My Aunt built a second one for my A. metallica.  Checking out her new digs:

Reactions: Like 5


----------



## viper69 (Feb 23, 2016)

I'm sure it will do fine. I'm curious how it will enjoy living in a container where the top is more narrow than the bottom. I suspect that MAY drive it towards the middle of the cork bark. Interesting idea for sure. I also wonder how relevant the ventilation will or will not be given the glass. I know people who keep Avics in ExoTerras so I doubt it would be an issue.

Reactions: Agree 1


----------



## TarantulasWorld (Feb 25, 2016)

that looks very nice, I like the rustic look of it all. almost looks like an atique

Reactions: Like 1


----------



## Spidermolt (Feb 28, 2016)

I like the looks of it, it's definitely unique.
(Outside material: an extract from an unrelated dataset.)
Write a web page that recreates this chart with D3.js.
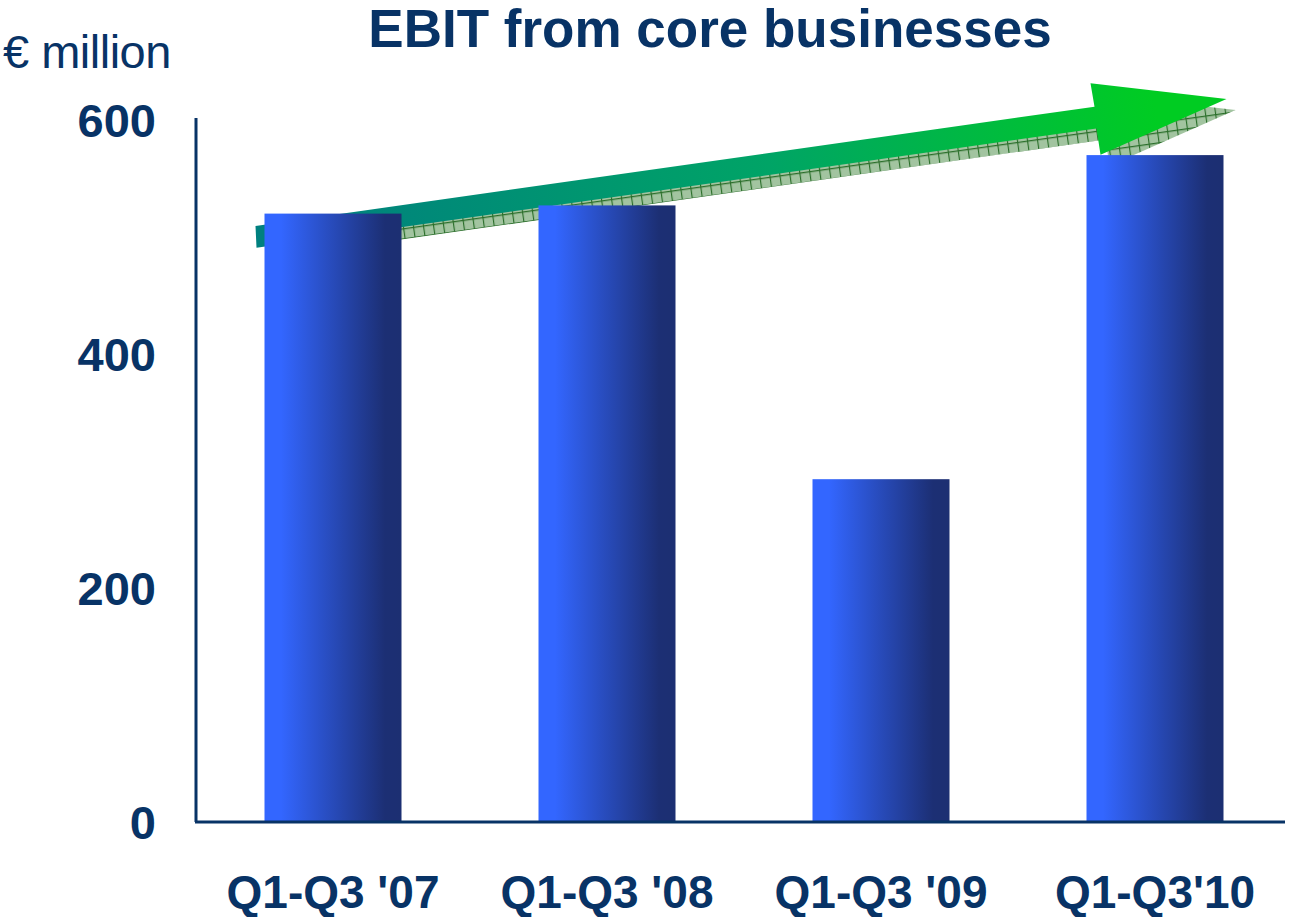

The only thing i have to ask is that a wooden base inside the tank or is there a some sort of plastic covering because I'd be concerned of mold growing in the wood after a while.

Reactions: Like 1


----------



## z32upgrader (Mar 13, 2016)

Spidermolt said:


> I like the looks of it, it's definitely unique. The only thing i have to ask is that a wooden base inside the tank or is there a some sort of plastic covering because I'd be concerned of mold growing in the wood after a while.


No, it's bare wood on the inside, but the dirt is kept dry so mold won't be an issue. A large full water dish takes care of her hydration and humidity needs. A plastic tray could be made for this box though the dimensions would be tricky to match. An aluminum foil lining will do in a pinch.


----------



## z32upgrader (Mar 13, 2016)

viper69 said:


> I'm sure it will do fine. I'm curious how it will enjoy living in a container where the top is more narrow than the bottom. I suspect that MAY drive it towards the middle of the cork bark. Interesting idea for sure. I also wonder how relevant the ventilation will or will not be given the glass. I know people who keep Avics in ExoTerras so I doubt it would be an issue.


She has made a cool sheet/tube web and spends the majority of her time with her back feet on the web and the rest of her on the cork.  As you predicted, right in the middle for optimum viewing.
Proof:



Feeding her is super fun too.  I gently unlatch and lift the top, place a terrified roach right on the cork tube and watch her chase it around until she nabs it.  So fast!

Reactions: Like 1


----------



## Cazador (Mar 18, 2016)

I love how unique it is! I didn't realize the whole top opened like that til I watched the video, your aunt is a genius.

Reactions: Like 1


----------



## SparkleMuffin (Apr 21, 2016)

This is super cute and creative! Seems like a perfect fit for an Avic.


----------